··· Provided data ···

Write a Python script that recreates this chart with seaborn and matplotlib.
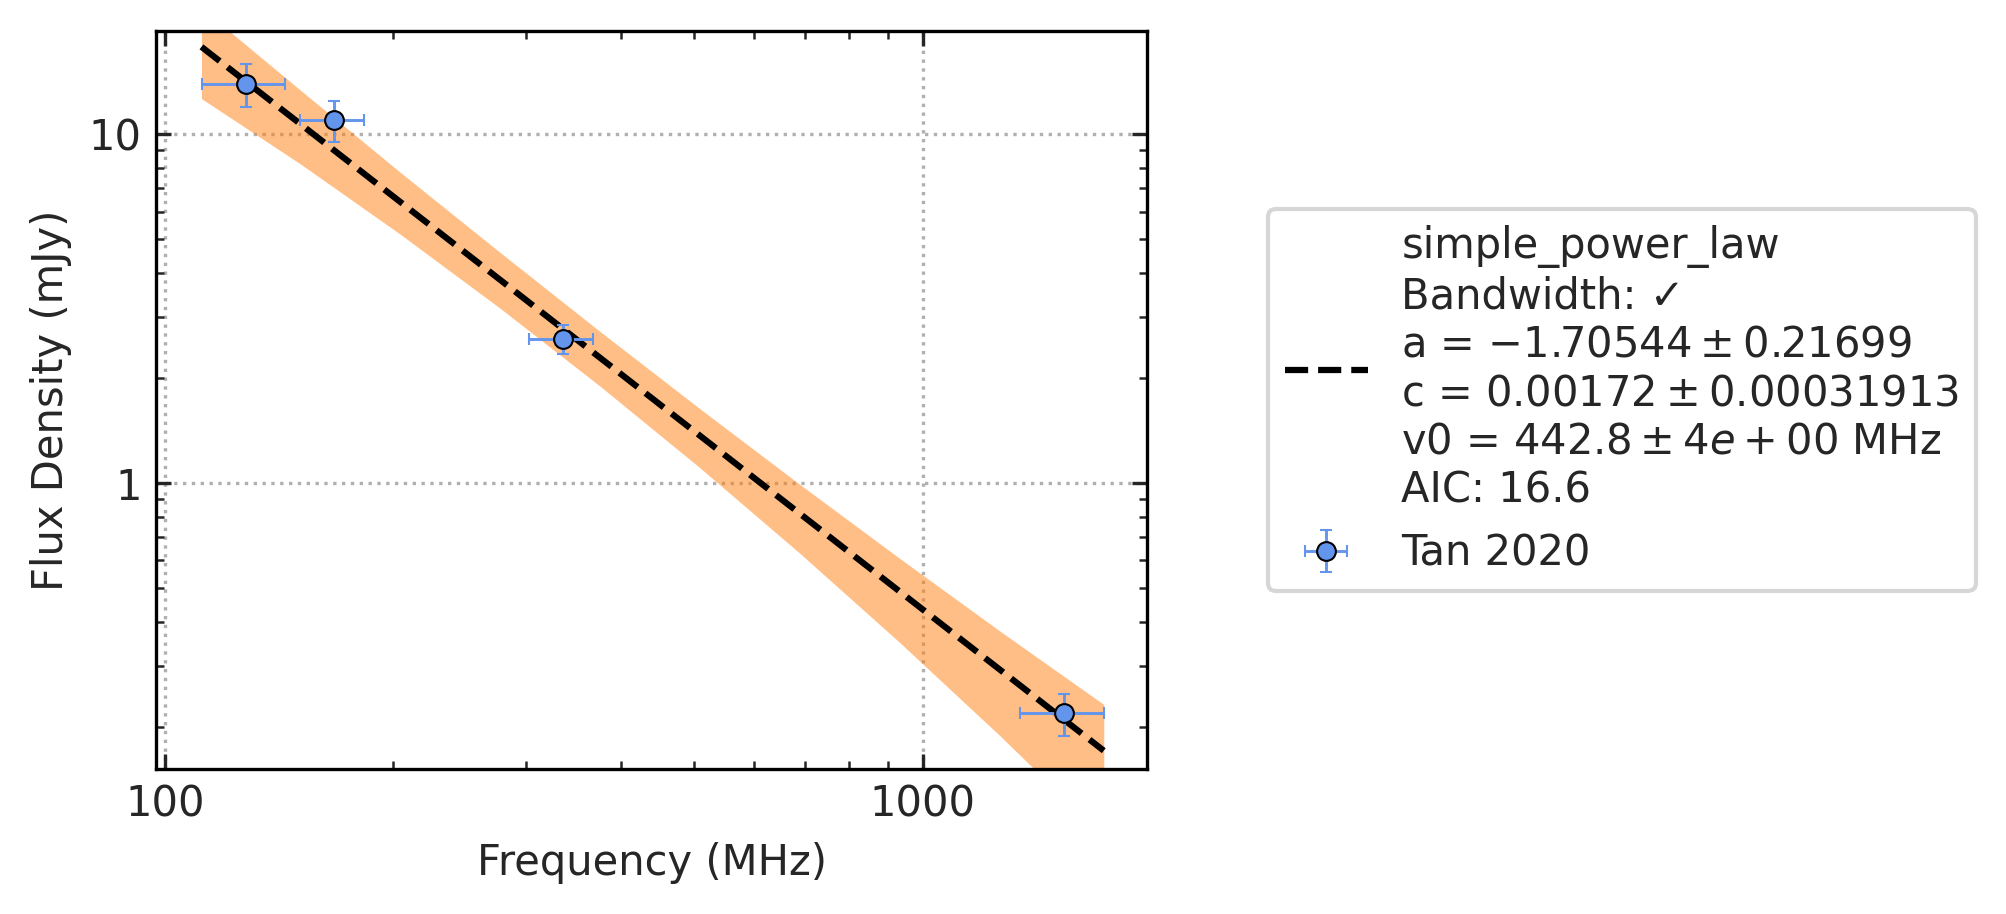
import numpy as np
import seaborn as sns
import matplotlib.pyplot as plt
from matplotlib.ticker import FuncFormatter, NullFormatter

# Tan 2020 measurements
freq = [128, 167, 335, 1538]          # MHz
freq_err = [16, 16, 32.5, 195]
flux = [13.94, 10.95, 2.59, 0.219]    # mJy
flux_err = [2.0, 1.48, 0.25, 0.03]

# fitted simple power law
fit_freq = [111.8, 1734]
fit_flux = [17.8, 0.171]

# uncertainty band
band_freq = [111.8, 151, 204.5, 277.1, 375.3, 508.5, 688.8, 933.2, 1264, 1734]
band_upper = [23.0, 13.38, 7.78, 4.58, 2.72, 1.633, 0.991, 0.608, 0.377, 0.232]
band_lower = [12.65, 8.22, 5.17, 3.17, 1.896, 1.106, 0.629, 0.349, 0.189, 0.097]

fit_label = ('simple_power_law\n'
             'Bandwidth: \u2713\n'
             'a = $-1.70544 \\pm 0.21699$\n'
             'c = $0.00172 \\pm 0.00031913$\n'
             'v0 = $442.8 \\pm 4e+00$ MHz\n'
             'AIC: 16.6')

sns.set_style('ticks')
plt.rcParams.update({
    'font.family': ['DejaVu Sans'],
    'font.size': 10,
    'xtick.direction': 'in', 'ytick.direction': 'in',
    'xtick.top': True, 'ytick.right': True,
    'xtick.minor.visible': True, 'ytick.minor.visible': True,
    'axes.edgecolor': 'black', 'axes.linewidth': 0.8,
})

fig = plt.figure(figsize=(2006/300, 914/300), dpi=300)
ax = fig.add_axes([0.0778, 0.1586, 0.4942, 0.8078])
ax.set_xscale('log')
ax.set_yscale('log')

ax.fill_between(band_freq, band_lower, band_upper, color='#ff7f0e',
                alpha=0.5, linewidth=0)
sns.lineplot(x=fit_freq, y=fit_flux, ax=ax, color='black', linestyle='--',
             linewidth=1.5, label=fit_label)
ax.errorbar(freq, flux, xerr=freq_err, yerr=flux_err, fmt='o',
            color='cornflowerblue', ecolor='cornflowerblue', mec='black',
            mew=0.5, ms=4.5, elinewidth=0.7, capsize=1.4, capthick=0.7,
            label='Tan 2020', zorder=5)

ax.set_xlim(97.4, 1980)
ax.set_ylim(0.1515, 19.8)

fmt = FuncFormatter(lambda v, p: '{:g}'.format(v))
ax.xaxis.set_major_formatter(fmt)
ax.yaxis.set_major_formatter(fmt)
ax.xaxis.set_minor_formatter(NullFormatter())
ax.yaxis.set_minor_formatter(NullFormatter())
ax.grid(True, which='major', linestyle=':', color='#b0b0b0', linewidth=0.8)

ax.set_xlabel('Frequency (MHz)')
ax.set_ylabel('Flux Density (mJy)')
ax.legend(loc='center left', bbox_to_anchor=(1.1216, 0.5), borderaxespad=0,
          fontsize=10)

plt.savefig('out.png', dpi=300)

···

* Your objective: Restate, line by line and word for word, everything from the top of the material through the line that contains "fit_flux = [17.8, 0.171]". Leave pictures out.

* Response to the exercise:
Write a Python script that recreates this chart with seaborn and matplotlib.
import numpy as np
import seaborn as sns
import matplotlib.pyplot as plt
from matplotlib.ticker import FuncFormatter, NullFormatter

# Tan 2020 measurements
freq = [128, 167, 335, 1538]          # MHz
freq_err = [16, 16, 32.5, 195]
flux = [13.94, 10.95, 2.59, 0.219]    # mJy
flux_err = [2.0, 1.48, 0.25, 0.03]

# fitted simple power law
fit_freq = [111.8, 1734]
fit_flux = [17.8, 0.171]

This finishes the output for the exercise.